Abstractions and the burden of knowledge

When should abstractions be made in a codebase? Since open-sourcing Calypso I’ve spoken on a few occasions about how abstractions lead to burdens of knowledge, and how we need to be careful about the kind of concepts we create. In the development values for the project we write: “we know that no abstractions are better than bad abstractions”. Why is this an important value? In a post a couple weeks ago, Lance Willett asked me to follow up on what that implies and the kind of impact it can have for learning a project.

From a philosophical point of view, abstractions are concepts we put in place to interpret events, to think about reality through a certain formality instead of dealing with the inherent plurality of reality itself. They represent ideas and act as prejudgements for the shape of our perception. In this regard, they cannot, by definition, stand to the scrutiny of reality. They mediate our understanding by existing between reality and our representation of it. They are the razors with which we try to make the vastness of reality somehow apprehensible; yet inherently false as they attempt to reduce and formulate what is vast and different under principles and categories.

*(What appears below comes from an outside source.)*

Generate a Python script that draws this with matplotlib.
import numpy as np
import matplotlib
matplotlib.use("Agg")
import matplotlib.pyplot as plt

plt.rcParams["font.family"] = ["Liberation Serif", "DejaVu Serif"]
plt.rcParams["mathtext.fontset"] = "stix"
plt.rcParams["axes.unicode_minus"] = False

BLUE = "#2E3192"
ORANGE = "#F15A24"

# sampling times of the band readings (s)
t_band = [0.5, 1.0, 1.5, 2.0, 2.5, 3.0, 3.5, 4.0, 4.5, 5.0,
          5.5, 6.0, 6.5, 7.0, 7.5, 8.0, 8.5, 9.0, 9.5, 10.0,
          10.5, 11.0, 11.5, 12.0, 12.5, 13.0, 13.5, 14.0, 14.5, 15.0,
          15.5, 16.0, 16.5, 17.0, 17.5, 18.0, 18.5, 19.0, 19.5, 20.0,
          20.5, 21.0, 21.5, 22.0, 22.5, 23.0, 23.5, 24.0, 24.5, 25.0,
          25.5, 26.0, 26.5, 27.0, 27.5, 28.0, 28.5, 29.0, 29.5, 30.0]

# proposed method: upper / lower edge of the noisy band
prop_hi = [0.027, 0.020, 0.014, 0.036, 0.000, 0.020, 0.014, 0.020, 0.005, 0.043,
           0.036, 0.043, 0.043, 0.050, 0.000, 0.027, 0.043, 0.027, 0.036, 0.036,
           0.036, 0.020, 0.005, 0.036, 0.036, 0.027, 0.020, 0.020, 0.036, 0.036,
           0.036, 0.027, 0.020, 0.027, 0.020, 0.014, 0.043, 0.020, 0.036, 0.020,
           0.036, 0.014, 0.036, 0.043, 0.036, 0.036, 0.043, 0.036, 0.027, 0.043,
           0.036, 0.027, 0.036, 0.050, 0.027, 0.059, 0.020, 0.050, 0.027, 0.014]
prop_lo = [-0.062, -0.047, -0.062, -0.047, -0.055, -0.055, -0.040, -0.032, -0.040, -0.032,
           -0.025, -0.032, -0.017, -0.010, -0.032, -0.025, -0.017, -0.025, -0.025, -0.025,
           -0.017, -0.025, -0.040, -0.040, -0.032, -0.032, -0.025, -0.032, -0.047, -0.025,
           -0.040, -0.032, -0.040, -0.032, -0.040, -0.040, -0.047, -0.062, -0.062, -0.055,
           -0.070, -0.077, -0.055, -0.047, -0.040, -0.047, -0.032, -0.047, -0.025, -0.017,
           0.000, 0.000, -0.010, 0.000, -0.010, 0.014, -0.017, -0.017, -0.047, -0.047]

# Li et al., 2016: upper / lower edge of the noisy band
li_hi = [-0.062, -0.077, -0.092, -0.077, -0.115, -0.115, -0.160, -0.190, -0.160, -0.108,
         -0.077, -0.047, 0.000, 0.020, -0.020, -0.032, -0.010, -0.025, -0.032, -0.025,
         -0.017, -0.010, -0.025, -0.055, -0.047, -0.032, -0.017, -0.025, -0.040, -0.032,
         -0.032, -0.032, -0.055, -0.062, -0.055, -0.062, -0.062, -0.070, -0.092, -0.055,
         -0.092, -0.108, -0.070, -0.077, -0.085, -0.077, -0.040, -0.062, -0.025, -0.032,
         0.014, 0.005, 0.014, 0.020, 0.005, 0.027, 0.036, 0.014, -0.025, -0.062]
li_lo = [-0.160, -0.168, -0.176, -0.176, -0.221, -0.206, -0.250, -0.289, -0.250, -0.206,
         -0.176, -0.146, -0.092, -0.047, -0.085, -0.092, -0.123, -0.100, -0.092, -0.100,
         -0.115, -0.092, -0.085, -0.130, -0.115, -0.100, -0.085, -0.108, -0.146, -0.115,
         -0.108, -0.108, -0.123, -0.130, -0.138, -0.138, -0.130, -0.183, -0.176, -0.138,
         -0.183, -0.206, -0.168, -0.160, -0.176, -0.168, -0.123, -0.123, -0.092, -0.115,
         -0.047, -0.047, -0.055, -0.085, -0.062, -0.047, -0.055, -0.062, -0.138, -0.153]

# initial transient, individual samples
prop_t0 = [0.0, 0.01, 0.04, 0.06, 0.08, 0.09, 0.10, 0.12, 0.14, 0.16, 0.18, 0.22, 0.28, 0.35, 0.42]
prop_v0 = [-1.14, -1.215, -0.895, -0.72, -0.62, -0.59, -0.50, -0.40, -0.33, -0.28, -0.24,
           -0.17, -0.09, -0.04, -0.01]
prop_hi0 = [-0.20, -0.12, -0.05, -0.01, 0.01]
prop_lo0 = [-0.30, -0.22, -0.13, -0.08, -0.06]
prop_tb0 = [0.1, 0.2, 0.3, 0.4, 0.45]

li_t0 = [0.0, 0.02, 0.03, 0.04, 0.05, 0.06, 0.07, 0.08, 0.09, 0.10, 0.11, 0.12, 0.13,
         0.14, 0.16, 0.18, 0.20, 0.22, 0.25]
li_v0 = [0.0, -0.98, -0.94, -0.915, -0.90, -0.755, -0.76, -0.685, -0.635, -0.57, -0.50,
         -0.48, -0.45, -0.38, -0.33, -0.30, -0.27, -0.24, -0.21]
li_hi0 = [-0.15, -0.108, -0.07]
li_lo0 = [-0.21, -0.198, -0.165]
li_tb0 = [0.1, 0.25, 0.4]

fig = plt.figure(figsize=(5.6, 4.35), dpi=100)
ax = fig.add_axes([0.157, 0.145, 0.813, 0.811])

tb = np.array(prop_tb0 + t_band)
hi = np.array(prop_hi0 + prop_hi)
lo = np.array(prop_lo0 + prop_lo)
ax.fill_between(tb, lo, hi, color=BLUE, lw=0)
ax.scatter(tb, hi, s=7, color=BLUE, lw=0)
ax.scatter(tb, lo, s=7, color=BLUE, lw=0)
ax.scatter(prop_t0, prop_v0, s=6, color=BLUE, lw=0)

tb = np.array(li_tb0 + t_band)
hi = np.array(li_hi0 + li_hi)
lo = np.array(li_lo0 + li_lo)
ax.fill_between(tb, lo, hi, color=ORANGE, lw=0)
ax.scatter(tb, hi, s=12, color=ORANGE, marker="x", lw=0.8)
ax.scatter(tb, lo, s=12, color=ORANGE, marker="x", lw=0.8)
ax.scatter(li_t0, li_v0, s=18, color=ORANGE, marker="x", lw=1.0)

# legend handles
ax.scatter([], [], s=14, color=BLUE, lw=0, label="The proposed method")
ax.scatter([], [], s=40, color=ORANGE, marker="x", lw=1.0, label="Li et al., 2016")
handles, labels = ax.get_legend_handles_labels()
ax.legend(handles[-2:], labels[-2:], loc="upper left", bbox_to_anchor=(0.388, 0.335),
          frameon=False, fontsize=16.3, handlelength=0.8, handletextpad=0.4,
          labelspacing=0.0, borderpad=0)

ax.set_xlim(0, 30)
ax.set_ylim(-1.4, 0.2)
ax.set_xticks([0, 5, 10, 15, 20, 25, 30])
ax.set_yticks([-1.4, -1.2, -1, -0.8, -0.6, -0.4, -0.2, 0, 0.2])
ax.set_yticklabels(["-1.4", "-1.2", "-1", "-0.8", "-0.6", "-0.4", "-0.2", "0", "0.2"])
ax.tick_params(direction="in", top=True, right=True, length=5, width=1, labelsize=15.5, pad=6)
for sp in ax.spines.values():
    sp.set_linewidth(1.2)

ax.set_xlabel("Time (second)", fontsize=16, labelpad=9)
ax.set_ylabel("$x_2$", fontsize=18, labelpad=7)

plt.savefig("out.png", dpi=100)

In the world of development, abstractions are essentially a way of organising complexity. The problem is that complexity rarely vanishes. Instead, it remains hidden under those layers of meaning, shielded by of our abstractions. The simplification it seeks to bring usually ends up adding complexity on top of existing complexity.

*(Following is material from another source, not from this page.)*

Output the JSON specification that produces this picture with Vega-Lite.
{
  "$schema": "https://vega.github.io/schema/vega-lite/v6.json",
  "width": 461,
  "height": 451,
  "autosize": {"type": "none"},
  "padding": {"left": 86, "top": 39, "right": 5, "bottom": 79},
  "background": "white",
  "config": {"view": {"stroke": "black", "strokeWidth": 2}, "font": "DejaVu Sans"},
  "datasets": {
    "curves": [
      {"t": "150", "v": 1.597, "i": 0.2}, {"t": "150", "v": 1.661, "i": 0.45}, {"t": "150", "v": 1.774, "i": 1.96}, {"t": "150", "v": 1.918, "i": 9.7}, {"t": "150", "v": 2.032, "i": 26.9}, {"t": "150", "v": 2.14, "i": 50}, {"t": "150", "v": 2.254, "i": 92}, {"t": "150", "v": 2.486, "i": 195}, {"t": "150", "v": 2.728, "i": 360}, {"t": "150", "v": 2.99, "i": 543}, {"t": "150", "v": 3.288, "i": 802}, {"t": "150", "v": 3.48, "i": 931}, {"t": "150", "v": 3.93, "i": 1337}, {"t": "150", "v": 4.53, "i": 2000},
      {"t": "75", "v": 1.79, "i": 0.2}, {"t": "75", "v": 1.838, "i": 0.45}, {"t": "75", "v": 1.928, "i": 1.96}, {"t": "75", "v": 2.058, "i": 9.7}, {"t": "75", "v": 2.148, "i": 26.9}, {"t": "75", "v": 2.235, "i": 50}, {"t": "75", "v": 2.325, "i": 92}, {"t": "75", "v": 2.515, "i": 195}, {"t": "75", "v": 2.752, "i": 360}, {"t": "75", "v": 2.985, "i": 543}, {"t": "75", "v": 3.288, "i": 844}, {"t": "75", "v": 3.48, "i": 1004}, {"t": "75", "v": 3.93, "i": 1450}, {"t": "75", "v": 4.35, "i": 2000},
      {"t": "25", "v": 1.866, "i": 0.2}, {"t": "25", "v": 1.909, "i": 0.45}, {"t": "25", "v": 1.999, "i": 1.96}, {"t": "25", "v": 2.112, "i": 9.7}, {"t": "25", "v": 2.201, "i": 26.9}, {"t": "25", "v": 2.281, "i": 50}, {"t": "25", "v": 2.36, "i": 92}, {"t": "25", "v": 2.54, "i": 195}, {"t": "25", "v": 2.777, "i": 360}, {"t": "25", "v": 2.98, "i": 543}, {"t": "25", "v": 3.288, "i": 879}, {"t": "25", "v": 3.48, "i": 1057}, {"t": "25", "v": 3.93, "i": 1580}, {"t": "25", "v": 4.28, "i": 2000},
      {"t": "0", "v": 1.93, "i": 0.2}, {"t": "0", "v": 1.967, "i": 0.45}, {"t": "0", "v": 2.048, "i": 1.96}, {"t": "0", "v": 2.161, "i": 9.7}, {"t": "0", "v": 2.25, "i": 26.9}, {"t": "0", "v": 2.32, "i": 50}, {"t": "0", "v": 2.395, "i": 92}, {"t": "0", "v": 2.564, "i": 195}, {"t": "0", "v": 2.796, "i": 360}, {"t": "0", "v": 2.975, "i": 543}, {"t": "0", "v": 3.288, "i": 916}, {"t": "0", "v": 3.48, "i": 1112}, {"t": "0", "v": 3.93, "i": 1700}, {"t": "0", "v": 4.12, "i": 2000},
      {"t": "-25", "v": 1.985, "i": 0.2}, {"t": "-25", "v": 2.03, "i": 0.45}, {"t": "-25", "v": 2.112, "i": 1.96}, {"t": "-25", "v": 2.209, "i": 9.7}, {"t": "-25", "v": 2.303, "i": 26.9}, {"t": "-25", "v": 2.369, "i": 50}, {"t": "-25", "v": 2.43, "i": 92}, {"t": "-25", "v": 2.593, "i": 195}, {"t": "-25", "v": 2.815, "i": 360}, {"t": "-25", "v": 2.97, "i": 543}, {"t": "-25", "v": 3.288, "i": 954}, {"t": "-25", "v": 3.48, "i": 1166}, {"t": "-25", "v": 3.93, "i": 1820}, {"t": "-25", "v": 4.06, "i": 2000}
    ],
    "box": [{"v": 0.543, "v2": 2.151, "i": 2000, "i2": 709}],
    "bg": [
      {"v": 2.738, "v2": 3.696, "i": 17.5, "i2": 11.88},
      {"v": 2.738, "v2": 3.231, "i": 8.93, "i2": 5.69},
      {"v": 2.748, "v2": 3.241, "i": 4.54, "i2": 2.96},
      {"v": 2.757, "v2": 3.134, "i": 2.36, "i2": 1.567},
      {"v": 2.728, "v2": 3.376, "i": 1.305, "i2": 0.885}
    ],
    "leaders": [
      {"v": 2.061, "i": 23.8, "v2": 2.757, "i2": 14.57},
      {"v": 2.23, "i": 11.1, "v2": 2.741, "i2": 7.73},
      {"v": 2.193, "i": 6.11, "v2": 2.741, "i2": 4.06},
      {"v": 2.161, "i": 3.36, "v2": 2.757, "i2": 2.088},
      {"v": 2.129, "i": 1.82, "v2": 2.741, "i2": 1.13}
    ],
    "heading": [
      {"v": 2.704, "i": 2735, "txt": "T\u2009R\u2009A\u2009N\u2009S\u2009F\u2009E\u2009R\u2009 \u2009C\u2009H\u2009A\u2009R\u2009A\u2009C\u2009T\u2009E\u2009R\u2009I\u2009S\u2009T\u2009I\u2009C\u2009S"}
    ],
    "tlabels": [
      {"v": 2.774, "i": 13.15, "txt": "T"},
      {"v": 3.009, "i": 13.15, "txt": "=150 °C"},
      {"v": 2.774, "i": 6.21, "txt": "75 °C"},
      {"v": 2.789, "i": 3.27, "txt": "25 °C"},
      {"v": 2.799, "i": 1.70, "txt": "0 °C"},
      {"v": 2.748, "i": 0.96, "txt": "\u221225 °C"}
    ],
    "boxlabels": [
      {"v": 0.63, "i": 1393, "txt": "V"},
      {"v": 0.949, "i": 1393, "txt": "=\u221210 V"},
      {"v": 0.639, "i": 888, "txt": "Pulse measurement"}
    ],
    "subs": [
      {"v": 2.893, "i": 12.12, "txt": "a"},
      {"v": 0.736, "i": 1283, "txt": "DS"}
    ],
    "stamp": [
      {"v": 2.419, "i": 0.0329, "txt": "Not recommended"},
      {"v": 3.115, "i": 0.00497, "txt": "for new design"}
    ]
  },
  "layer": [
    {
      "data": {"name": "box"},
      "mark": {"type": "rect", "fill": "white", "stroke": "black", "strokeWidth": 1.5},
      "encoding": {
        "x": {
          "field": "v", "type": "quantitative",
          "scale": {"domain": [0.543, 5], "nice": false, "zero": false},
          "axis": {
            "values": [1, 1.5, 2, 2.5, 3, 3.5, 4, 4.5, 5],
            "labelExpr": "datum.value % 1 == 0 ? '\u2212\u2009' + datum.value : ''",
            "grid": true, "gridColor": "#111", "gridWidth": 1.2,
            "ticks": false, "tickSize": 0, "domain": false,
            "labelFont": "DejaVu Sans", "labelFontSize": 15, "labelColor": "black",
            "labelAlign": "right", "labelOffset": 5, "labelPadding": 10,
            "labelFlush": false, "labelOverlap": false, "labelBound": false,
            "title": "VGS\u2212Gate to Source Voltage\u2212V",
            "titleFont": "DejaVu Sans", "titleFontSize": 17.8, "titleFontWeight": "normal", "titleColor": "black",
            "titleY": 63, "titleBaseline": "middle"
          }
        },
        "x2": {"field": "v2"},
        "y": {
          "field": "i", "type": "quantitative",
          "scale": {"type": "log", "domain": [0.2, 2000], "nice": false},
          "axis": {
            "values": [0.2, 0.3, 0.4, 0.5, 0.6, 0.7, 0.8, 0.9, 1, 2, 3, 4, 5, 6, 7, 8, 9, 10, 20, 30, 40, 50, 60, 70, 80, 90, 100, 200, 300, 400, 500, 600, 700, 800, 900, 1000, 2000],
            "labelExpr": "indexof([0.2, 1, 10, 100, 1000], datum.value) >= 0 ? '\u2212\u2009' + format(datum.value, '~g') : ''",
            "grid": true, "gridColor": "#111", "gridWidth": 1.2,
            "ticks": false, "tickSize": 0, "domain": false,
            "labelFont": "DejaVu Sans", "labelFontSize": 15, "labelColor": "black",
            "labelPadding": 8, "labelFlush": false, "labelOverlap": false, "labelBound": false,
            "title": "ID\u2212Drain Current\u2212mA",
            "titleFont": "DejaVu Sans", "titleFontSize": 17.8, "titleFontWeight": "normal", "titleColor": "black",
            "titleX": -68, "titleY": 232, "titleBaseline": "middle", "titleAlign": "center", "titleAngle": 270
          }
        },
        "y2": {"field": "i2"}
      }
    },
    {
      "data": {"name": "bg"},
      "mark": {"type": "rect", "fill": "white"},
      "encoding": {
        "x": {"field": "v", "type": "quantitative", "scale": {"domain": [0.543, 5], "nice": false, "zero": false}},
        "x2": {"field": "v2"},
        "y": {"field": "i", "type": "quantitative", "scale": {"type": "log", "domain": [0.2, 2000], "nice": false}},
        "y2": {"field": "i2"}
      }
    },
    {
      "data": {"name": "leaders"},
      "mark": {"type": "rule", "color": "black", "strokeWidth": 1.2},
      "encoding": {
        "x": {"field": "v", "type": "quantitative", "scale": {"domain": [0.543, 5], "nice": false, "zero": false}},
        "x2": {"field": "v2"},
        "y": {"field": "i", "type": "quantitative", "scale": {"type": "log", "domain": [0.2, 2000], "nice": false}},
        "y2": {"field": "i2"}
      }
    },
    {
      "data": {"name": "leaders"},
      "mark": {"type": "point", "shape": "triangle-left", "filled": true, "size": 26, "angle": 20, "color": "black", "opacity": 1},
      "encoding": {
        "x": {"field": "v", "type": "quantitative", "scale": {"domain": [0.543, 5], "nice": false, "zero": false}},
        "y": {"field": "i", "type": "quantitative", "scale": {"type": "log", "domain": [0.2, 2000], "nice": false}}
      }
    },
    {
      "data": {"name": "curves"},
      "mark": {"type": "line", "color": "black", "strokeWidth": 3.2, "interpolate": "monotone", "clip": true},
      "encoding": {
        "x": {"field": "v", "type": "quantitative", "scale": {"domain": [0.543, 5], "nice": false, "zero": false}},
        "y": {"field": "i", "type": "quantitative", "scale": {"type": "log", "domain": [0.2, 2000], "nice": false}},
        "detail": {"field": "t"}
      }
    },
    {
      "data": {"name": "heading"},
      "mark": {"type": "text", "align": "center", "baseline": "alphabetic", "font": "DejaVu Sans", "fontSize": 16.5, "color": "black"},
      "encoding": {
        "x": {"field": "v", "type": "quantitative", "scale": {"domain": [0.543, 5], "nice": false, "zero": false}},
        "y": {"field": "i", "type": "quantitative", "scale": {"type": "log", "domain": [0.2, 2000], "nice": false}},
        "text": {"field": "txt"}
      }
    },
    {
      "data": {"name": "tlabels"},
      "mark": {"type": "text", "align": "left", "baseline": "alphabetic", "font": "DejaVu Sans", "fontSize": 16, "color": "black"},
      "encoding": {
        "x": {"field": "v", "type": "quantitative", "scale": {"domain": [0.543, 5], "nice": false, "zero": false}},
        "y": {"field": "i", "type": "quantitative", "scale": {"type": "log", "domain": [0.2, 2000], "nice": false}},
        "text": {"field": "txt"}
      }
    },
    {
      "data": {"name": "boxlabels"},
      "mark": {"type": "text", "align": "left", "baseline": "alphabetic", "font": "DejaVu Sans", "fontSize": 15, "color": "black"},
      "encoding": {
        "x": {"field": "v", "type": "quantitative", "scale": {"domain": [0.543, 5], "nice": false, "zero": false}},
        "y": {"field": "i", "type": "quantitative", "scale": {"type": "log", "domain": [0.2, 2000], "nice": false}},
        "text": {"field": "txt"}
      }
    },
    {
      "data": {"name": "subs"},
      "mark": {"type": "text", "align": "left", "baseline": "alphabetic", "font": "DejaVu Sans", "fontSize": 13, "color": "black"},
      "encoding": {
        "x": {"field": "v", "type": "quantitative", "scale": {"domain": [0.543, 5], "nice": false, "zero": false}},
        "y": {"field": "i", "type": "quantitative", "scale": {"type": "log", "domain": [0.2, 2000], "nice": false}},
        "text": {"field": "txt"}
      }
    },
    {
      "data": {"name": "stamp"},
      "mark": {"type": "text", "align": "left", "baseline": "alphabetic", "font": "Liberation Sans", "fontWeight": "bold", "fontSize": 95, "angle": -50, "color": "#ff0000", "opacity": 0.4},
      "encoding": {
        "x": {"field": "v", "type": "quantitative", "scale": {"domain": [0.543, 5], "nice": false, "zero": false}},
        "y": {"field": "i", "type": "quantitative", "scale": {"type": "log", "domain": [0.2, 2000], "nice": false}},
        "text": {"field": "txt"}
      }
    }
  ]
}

When carefully chosen they can augment the understanding of how things work by teaching the underlying complexity accurately, but they do generally come at a cost. They come at the expense of adding to the pile of things you need to know to operate within the codebase. By absorbing structural complexity they gradually take the place of what needs to be learned. Very often, given our propensity to create early (and misguided) abstractions, they solidify practices and force certain meanings that sometimes are best kept loose.

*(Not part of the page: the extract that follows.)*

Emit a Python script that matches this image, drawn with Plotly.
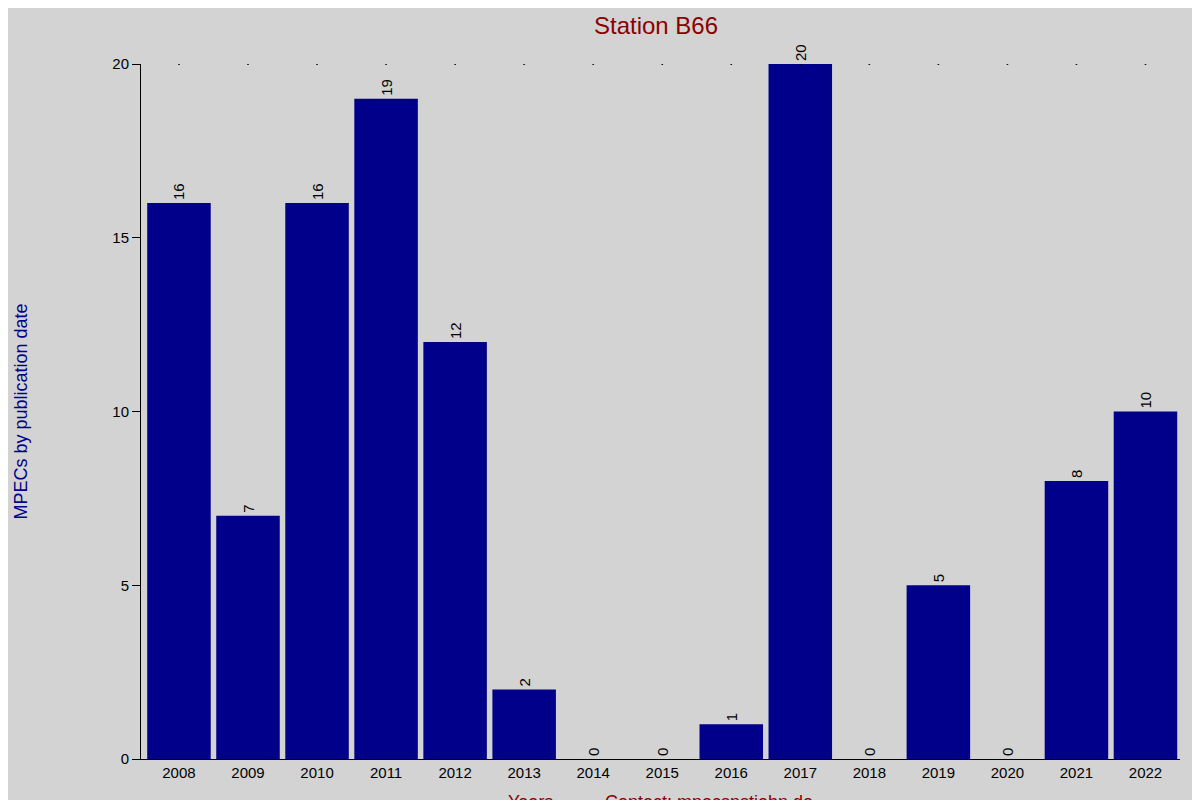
import plotly.graph_objects as go

years = ["2008", "2009", "2010", "2011", "2012", "2013", "2014", "2015",
         "2016", "2017", "2018", "2019", "2020", "2021", "2022"]
counts = [16, 7, 16, 19, 12, 2, 0, 0, 1, 20, 0, 5, 0, 8, 10]

fig = go.Figure()
fig.add_trace(go.Bar(
    x=years, y=counts, marker=dict(color="#00008B", line=dict(width=0)),
    text=[str(c) for c in counts], textposition="outside", textangle=-90,
    textfont=dict(family="Liberation Sans, Arial", size=15, color="black"),
    cliponaxis=False,
))
# small dots along the top grid line
fig.add_trace(go.Scatter(
    x=years, y=[20] * len(years), mode="markers",
    marker=dict(size=2, color="black"), hoverinfo="skip",
))

fig.update_layout(
    paper_bgcolor="#D3D3D3", plot_bgcolor="#D3D3D3",
    margin=dict(l=125, r=28, t=56, b=49),
    showlegend=False, bargap=0.08,
    font=dict(family="Liberation Sans, Arial", size=15, color="black"),
    title=dict(text="Station B66", x=0.54, xanchor="center", y=0.978, yanchor="middle",
               font=dict(size=24, color="#8B0000")),
    xaxis=dict(showline=True, linecolor="black", linewidth=1, showgrid=False,
               ticks="", range=[-0.55, 14.5], tickfont=dict(size=15)),
    yaxis=dict(range=[0, 20], showline=True, linecolor="black", linewidth=1,
               ticks="outside", ticklen=8, tickcolor="black", showgrid=False,
               zeroline=False, dtick=5, tickfont=dict(size=15),
               title=dict(text="MPECs by publication date", standoff=80,
                          font=dict(size=18, color="#00008B"))),
    annotations=[
        dict(text="Years", xref="paper", yref="paper", x=0.375, y=-0.045,
             xanchor="center", yanchor="top", showarrow=False,
             font=dict(size=18, color="#8B0000")),
        dict(text="Contact: mpecspstjahn.de", xref="paper", yref="paper", x=0.547, y=-0.045,
             xanchor="center", yanchor="top", showarrow=False,
             font=dict(size=18, color="#8B0000")),
    ],
)

fig.write_html("out.html", default_width="100vw", default_height="100vh",
               include_plotlyjs=True)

That is where being aware of the kind of abstractions you are forcing people to learn becomes important in a common project. Abstractions, at their best, manage the increasing complexity of any system, and may be worth the tradeoff in certain situations. But, at their worst, they add a new layer of cognitive burden you need to cope with, distorting what is actually going on, and imposing the wrong kind of conceptual hierarchy or sameness among entities. Names and groups, for example, come at the cost of having to decide where something belongs to. Does a fall under P or Q? Should we create R for these things that are partially PQ at the same time? Is our decision of having Ps and Qs forcing us to only create Ps and Qs?

One fresh example that comes to mind for me on this tradeoff is a small abstraction we created in Calypso to manage application state, called createReducer. It’s intention is well meant — simplify the boilerplate and the interface with which to handle the serialization of pieces of the state tree so developers can move faster — yet by taking a conceptual higher ground they sometimes convey more than what it was meant to achieve. People looking through the codebase would see it as the semantic way in which they ought to create any new reducer; since the interface appears simple enough, they would default to using it. Was that the intention? Perhaps. But now something that could have been a simpler reducer inherits a complex behaviour by using a utility that appears simple.

How do you overcome these situations? Naming things properly is of course important, yet no name is strictly perfect; education and documentation do help, but understanding what you are reinforcing at a design level may be even more important, since abstractions are always teaching patterns. Which comes back to the first idea; abstractions naturally become burdens of knowledge and you need to decide when and where you are willing to take their price.